26/03/2026
The Retreat didn’t begin as a business idea.
It began with how I felt in other spaces.
I noticed how much I was holding - even in places meant for wellbeing.
How much effort it took just to be there.
How often I was bracing, managing myself, or quietly pushing through.
And I wasn’t alone.
The women around me were arriving with the same intention -
wanting to care for themselves,
wanting to move, breathe, and feel better -
but their bodies weren’t settling.
Not because they didn’t want it badly enough.
Not because they lacked discipline.
But because the spaces themselves still asked too much.
Even when a class was “good,”
something in the body stayed alert.
Something kept holding on.
Over time, it became clear how exhausting that was.
How easy it was to mistake effort for care.
How often women blamed themselves when they quietly stopped going.
At the same time, I was learning - through my own body -
that something entirely different happened
when safety came first.
When the pace slowed.
When there was permission to arrive as I was.
When nothing needed to be proven or pushed.
The body responded.
Breath changed.
Holding softened.
Capacity returned.
Not because anything was forced -
but because the conditions finally allowed for it.
That’s where The Retreat began.
What if there was a space where women didn’t have to brace when they walked in?
What if the room itself communicated permission?
What if consistency didn’t come from discipline,
but from feeling genuinely supported?
The Retreat was built around those questions.
Every choice - the pace, the tone, the language, the way classes are held -
was designed to remove unnecessary pressure.
Not to lower standards,
but to change the starting point.
Safety first.
Allowing before effort.
Listening inward.
When women feel safe enough to soften, something remarkable happens.
They come back.
They look forward to practice.
They protect the time - not because they should,
but because it genuinely restores them.
And the effects don’t stay in the studio.
Breath comes more easily in daily life.
The hard things don’t disappear, but they become more bearable.
Capacity grows.
Boundaries form naturally around what truly supports them.

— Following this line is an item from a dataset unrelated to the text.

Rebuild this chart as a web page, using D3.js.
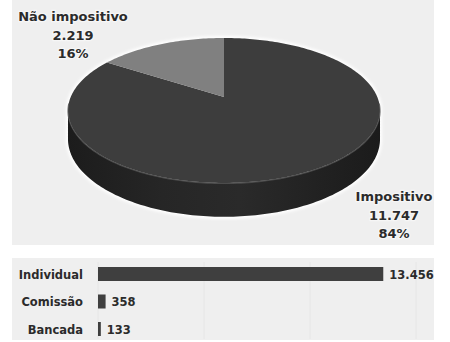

This is not yoga as self-improvement.
It’s yoga as self-trust.
The Retreat exists because too many women were trying to care for themselves in ways that asked too much of them.
It exists to offer a different experience.
One where you can show up as you are.
Where rest is not a reward, but a foundation.
Where allowing creates more change than forcing ever did.
A place designed not to fix you - but to support you in coming home to yourself,
and starting to move through daily life with more vitality, presence, and ease.